Give an exact copy of every line, leaving images out.
========================================
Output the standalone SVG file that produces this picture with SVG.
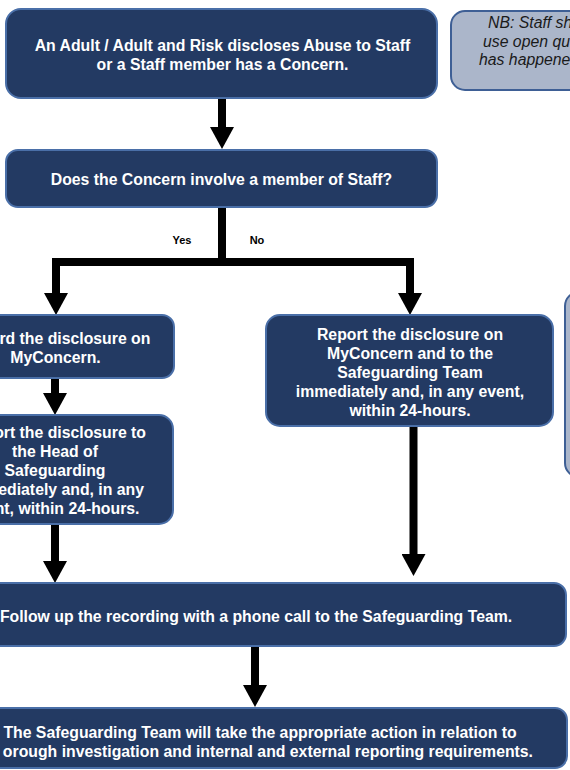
<svg xmlns="http://www.w3.org/2000/svg" width="570" height="770" viewBox="0 0 570 770">
<defs>
<style>
.box{fill:#233a63;stroke:#4a6fa8;stroke-width:2}
.note{fill:#abb6ca;stroke:#3e5f95;stroke-width:2}
.t{font-family:"Liberation Sans",Arial,sans-serif;font-weight:bold;font-size:15.8px;fill:#ffffff}
.m{text-anchor:middle}
.e{text-anchor:end}
.nt{font-family:"Liberation Sans",Arial,sans-serif;font-style:italic;font-size:15.8px;fill:#1a1a1a}
.lbl{font-family:"Liberation Sans",Arial,sans-serif;font-weight:bold;font-size:11px;fill:#000;text-anchor:middle}
.c{fill:none;stroke:#000;stroke-width:8;stroke-linejoin:miter;marker-end:url(#ah)}
.s{fill:none;stroke:#000;stroke-width:8}
</style>
<marker id="ah" markerUnits="userSpaceOnUse" markerWidth="22" markerHeight="24" viewBox="0 0 22 24" refX="0" refY="12" orient="auto">
<path d="M0,0 L22,12 L0,24 Z" fill="#000"/>
</marker>
</defs>
<rect width="570" height="770" fill="#ffffff"/>
<g id="connectors">
<path class="c" d="M222,98 V127"/>
<path class="s" d="M222,207 V262"/>
<path class="c" d="M222,262 H56 V293"/>
<path class="c" d="M222,262 H410 V293"/>
<path class="c" d="M55,378 V393"/>
<path class="c" d="M55,524 V561"/>
<path class="c" d="M413.5,426 V554"/>
<path class="c" d="M255,646 V685"/>
<text class="lbl" x="182" y="244">Yes</text>
<text class="lbl" x="257" y="244">No</text>
</g>
<g id="n-start">
<rect class="box" x="6" y="9" width="431" height="89" rx="15"/>
<text class="t m" x="222.5" y="51">An Adult / Adult and Risk discloses Abuse to Staff</text>
<text class="t m" x="222.5" y="70">or a Staff member has a Concern.</text>
</g>
<g id="n-note">
<rect class="note" x="451" y="11" width="160" height="79" rx="14"/>
<text class="nt" x="488" y="28">NB: Staff sh</text>
<text class="nt" x="483" y="46.5">use open qu</text>
<text class="nt" x="479" y="65">has happene</text>
</g>
<g id="n-question">
<rect class="box" x="6" y="150" width="431" height="57" rx="12"/>
<text class="t m" x="221.5" y="185">Does the Concern involve a member of Staff?</text>
</g>
<g id="n-record">
<rect class="box" x="-70" y="315" width="244" height="63" rx="12"/>
<text class="t e" x="150.4" y="344">rd the disclosure on</text>
<text class="t m" x="55.5" y="363">MyConcern.</text>
</g>
<g id="n-head">
<rect class="box" x="-70" y="415" width="243" height="109" rx="14"/>
<text class="t e" x="146" y="438">ort the disclosure to</text>
<text class="t m" x="55" y="457">the Head of</text>
<text class="t m" x="55" y="476">Safeguarding</text>
<text class="t e" x="144" y="495">ediately and, in any</text>
<text class="t e" x="139.5" y="514">nt, within 24-hours.</text>
</g>
<g id="n-report">
<rect class="box" x="266" y="315" width="287" height="111" rx="14"/>
<text class="t m" x="410" y="340">Report the disclosure on</text>
<text class="t m" x="410" y="359">MyConcern and to the</text>
<text class="t m" x="410" y="378">Safeguarding Team</text>
<text class="t m" x="410" y="397">immediately and, in any event,</text>
<text class="t m" x="410" y="416">within 24-hours.</text>
</g>
<g id="n-side">
<rect class="note" x="565" y="292" width="40" height="185" rx="14"/>
</g>
<g id="n-follow">
<rect class="box" x="-54" y="583" width="620" height="63" rx="12"/>
<text class="t m" x="256" y="622">Follow up the recording with a phone call to the Safeguarding Team.</text>
</g>
<g id="n-action">
<rect class="box" x="-47" y="708" width="614" height="60" rx="12"/>
<text class="t m" x="260" y="738">The Safeguarding Team will take the appropriate action in relation to</text>
<text class="t e" x="533" y="757">orough investigation and internal and external reporting requirements.</text>
</g>
</svg>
========================================
- _Solution for this problem_
Output the standalone SVG file that produces this picture with SVG.
<svg xmlns="http://www.w3.org/2000/svg" width="570" height="770" viewBox="0 0 570 770">
<defs>
<style>
.box{fill:#233a63;stroke:#4a6fa8;stroke-width:2}
.note{fill:#abb6ca;stroke:#3e5f95;stroke-width:2}
.t{font-family:"Liberation Sans",Arial,sans-serif;font-weight:bold;font-size:15.8px;fill:#ffffff}
.m{text-anchor:middle}
.e{text-anchor:end}
.nt{font-family:"Liberation Sans",Arial,sans-serif;font-style:italic;font-size:15.8px;fill:#1a1a1a}
.lbl{font-family:"Liberation Sans",Arial,sans-serif;font-weight:bold;font-size:11px;fill:#000;text-anchor:middle}
.c{fill:none;stroke:#000;stroke-width:8;stroke-linejoin:miter;marker-end:url(#ah)}
.s{fill:none;stroke:#000;stroke-width:8}
</style>
<marker id="ah" markerUnits="userSpaceOnUse" markerWidth="22" markerHeight="24" viewBox="0 0 22 24" refX="0" refY="12" orient="auto">
<path d="M0,0 L22,12 L0,24 Z" fill="#000"/>
</marker>
</defs>
<rect width="570" height="770" fill="#ffffff"/>
<g id="connectors">
<path class="c" d="M222,98 V127"/>
<path class="s" d="M222,207 V262"/>
<path class="c" d="M222,262 H56 V293"/>
<path class="c" d="M222,262 H410 V293"/>
<path class="c" d="M55,378 V393"/>
<path class="c" d="M55,524 V561"/>
<path class="c" d="M413.5,426 V554"/>
<path class="c" d="M255,646 V685"/>
<text class="lbl" x="182" y="244">Yes</text>
<text class="lbl" x="257" y="244">No</text>
</g>
<g id="n-start">
<rect class="box" x="6" y="9" width="431" height="89" rx="15"/>
<text class="t m" x="222.5" y="51">An Adult / Adult and Risk discloses Abuse to Staff</text>
<text class="t m" x="222.5" y="70">or a Staff member has a Concern.</text>
</g>
<g id="n-note">
<rect class="note" x="451" y="11" width="160" height="79" rx="14"/>
<text class="nt" x="488" y="28">NB: Staff sh</text>
<text class="nt" x="483" y="46.5">use open qu</text>
<text class="nt" x="479" y="65">has happene</text>
</g>
<g id="n-question">
<rect class="box" x="6" y="150" width="431" height="57" rx="12"/>
<text class="t m" x="221.5" y="185">Does the Concern involve a member of Staff?</text>
</g>
<g id="n-record">
<rect class="box" x="-70" y="315" width="244" height="63" rx="12"/>
<text class="t e" x="150.4" y="344">rd the disclosure on</text>
<text class="t m" x="55.5" y="363">MyConcern.</text>
</g>
<g id="n-head">
<rect class="box" x="-70" y="415" width="243" height="109" rx="14"/>
<text class="t e" x="146" y="438">ort the disclosure to</text>
<text class="t m" x="55" y="457">the Head of</text>
<text class="t m" x="55" y="476">Safeguarding</text>
<text class="t e" x="144" y="495">ediately and, in any</text>
<text class="t e" x="139.5" y="514">nt, within 24-hours.</text>
</g>
<g id="n-report">
<rect class="box" x="266" y="315" width="287" height="111" rx="14"/>
<text class="t m" x="410" y="340">Report the disclosure on</text>
<text class="t m" x="410" y="359">MyConcern and to the</text>
<text class="t m" x="410" y="378">Safeguarding Team</text>
<text class="t m" x="410" y="397">immediately and, in any event,</text>
<text class="t m" x="410" y="416">within 24-hours.</text>
</g>
<g id="n-side">
<rect class="note" x="565" y="292" width="40" height="185" rx="14"/>
</g>
<g id="n-follow">
<rect class="box" x="-54" y="583" width="620" height="63" rx="12"/>
<text class="t m" x="256" y="622">Follow up the recording with a phone call to the Safeguarding Team.</text>
</g>
<g id="n-action">
<rect class="box" x="-47" y="708" width="614" height="60" rx="12"/>
<text class="t m" x="260" y="738">The Safeguarding Team will take the appropriate action in relation to</text>
<text class="t e" x="533" y="757">orough investigation and internal and external reporting requirements.</text>
</g>
</svg>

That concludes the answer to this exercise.